この物語歌がどのように謡われたかについて、出典著者の
土橋寛は、歌の後に記されている「此は志良宜(しらげ)歌なり」(略)の歌謡名の注が、
宮廷の楽府(または雅楽寮)で一定の歌い方で歌われたことを示していると教えてくれます。
ただし、
「志良宜(しらげ)歌」の解釈について著者は「尻上げ歌」と曲調の変化の意味だと注釈していて、そのように解釈する学者も多いようですが、異論もあります。
金達寿は、
「志良宜歌」をめぐって(『鑑賞日本古典文学第4巻 歌謡Ⅰ』(角川書店、1975年)所収)で、次のように異論を述べています。
「志良宜歌とはいったいなにか。(略)
土田杏村(きょうそん)全集第十三巻「上代歌謡」によると、志良宜歌とは「尻上げ歌」などというものではなく、
古代朝鮮の「新羅歌(しらぎうた)」であったとしている。」
私は学者でなく学識もありませんが、古代からの交流関係があり日本への移住者もいて、日本が文学を中国や朝鮮半島から学びとっていたことを考えると、「新羅歌(しらぎうた)」だと、耳には自然に聞こえる気がします。
古代の中国や朝鮮半島の歌謡との影響関係や共通性については、今後学び知りたいと私は考えています。
●以下、出典からの引用です。 この物語は
同母兄妹の悲恋物語である。(略)
『書記』には、
[太子]容姿(かほ)佳麗(うるは)しくして、見る者自らに感(め)でき。同母妹軽大娘皇女、亦艶妙(かほよ)し。太子、恒(つね)に大娘皇女と合(みあはし)せむと念ぜども、罪有らむことを畏りて、黙(もだ)せり。然るに感(め)でたまふ情(みこころ)、既に盛(さかり)にして、殆(ほとほと)に死(みう)するに至りまさむとす。爰(ここ)に以為(おもほ)さく、「徒に空しく死なむよりは、罪有りと雖も、何(いか)でえ忍ばめや」とおもほす。遂にみそかに通(あ)ひまして、乃(の)ち悒(いきとほる)懐(おもひ)少しく息みぬ。
と記している。
罪を恐れておさえていた恋慕の情が、次第に燃え盛るのをどうすることもできず、どうせ死ぬのなら想いを遂げて死のうと、タブーを破る決意をした経緯が簡潔に述べられている(略)。

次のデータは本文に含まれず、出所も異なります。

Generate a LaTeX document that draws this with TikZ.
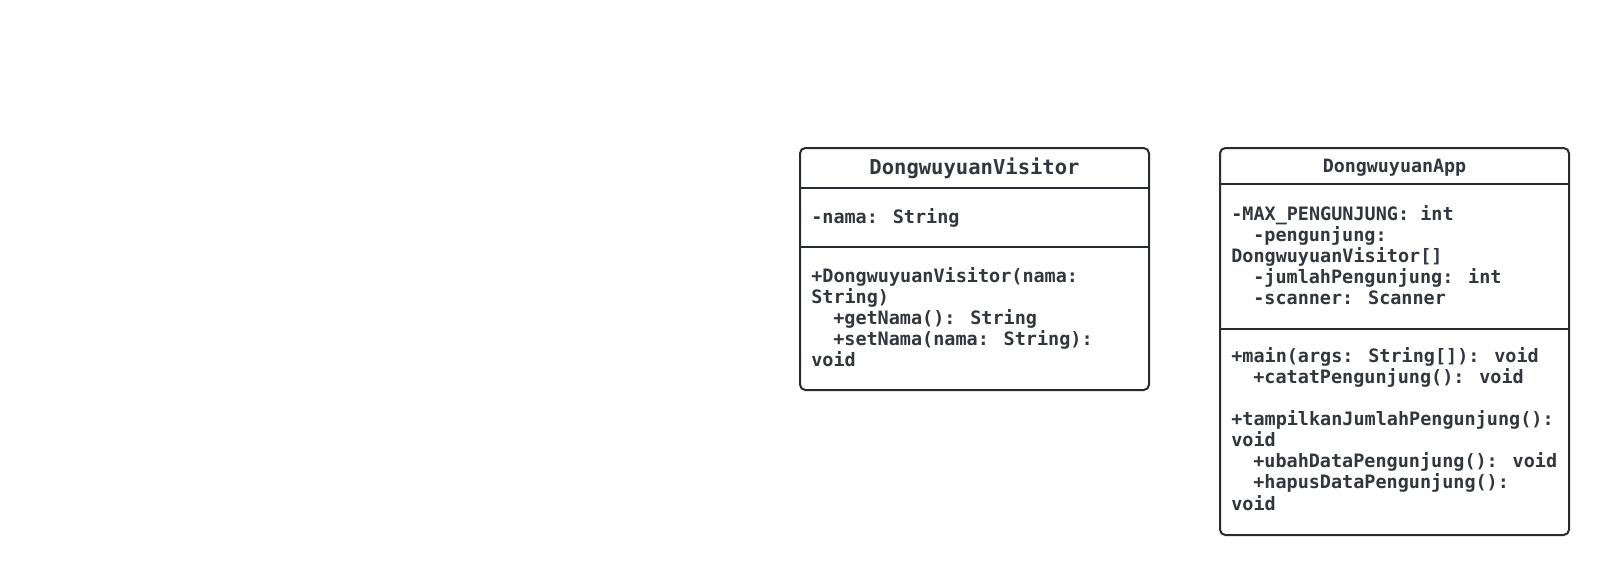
\documentclass[tikz,border=0pt]{standalone}
\usepackage{fontspec}
\newfontfamily\umlfont{DejaVu Sans Mono}
\definecolor{umlline}{HTML}{282B30}
\definecolor{umltext}{HTML}{33363D}
\tikzset{
  classbox/.style={draw=umlline,line width=1.5pt,rounded corners=4pt,fill=white},
  divider/.style={draw=umlline,line width=1.5pt},
  member/.style={anchor=base west,inner sep=0pt,text=umltext,
    font=\umlfont\bfseries\fontsize{13.85pt}{15.75pt}\selectfont},
  classname/.style={anchor=base,inner sep=0pt,text=umltext,
    font=\umlfont\bfseries\fontsize{13.75pt}{15.75pt}\selectfont},
  bigname/.style={classname,font=\umlfont\bfseries\fontsize{15.4pt}{17pt}\selectfont}
}
\begin{document}
\begin{tikzpicture}[x=0.75pt,y=-0.75pt]
                \useasboundingbox (0,0) rectangle (1609,575);
                % DongwuyuanVisitor
                \draw[classbox] (800,148) rectangle (1149,390);
                \draw[divider] (800,188) -- (1149,188);
                \draw[divider] (800,247) -- (1149,247);
                \node[bigname] (visName) at (974.5,174) {DongwuyuanVisitor};
                \node[member] (visAttr) at (811,223) {-nama: String};
                \node[member] (visOpA) at (811,282) {+DongwuyuanVisitor(nama:};
                \node[member] (visOpB) at (811,303) {String)};
                \node[member] (visOpC) at (833,324) {+getNama(): String};
                \node[member] (visOpD) at (833,345) {+setNama(nama: String):};
                \node[member] (visOpE) at (811,366) {void};
                % DongwuyuanApp
                \draw[classbox] (1220,148) rectangle (1569,535);
                \draw[divider] (1220,184) -- (1569,184);
                \draw[divider] (1220,329) -- (1569,329);
                \node[classname] (appName) at (1394.5,172.5) {DongwuyuanApp};
                \node[member] (appAttrA) at (1231,220) {-MAX\_PENGUNJUNG: int};
                \node[member] (appAttrB) at (1253,241) {-pengunjung:};
                \node[member] (appAttrC) at (1231,262) {DongwuyuanVisitor[]};
                \node[member] (appAttrD) at (1253,283) {-jumlahPengunjung: int};
                \node[member] (appAttrE) at (1253,304) {-scanner: Scanner};
                \node[member] (appOpA) at (1231,362) {+main(args: String[]): void};
                \node[member] (appOpB) at (1253,383.2) {+catatPengunjung(): void};
                \node[member] (appOpC) at (1231,425.5) {+tampilkanJumlahPengunjung():};
                \node[member] (appOpD) at (1231,446.6) {void};
                \node[member] (appOpE) at (1253,467.8) {+ubahDataPengunjung(): void};
                \node[member] (appOpF) at (1253,488.9) {+hapusDataPengunjung():};
                \node[member] (appOpG) at (1231,510) {void};
\end{tikzpicture}
\end{document}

軽太子は軽大郎女との禁じられた恋を犯したことによって、宮廷の官人をはじめ天下の人民に背かれ、ついに捕らえられて伊予の湯(道後温泉)に流された。この歌は軽大郎女が太子の後を追うて伊予に行く時の歌であるが、そののち二人は伊予で共に自殺したと
『古事記』には伝えている。
歌の後に記されている「此は志良宜(しらげ)歌なり」「此は夷振(ひなぶり)の上歌(あげうた)なり」の歌謡名の注は、
これらの歌が宮廷の楽府(または雅楽寮)で歌われたことを示すもので、独立歌謡のみならず、
物語歌も、一定の歌い方で歌われたことが知られる。
出典:
「記紀歌謡」土橋寛『鑑賞日本古典文学第4巻 歌謡Ⅰ』(角川書店、1975年)(* 漢字やふりがな等の表記は読みやすいよう変えた箇所があります。)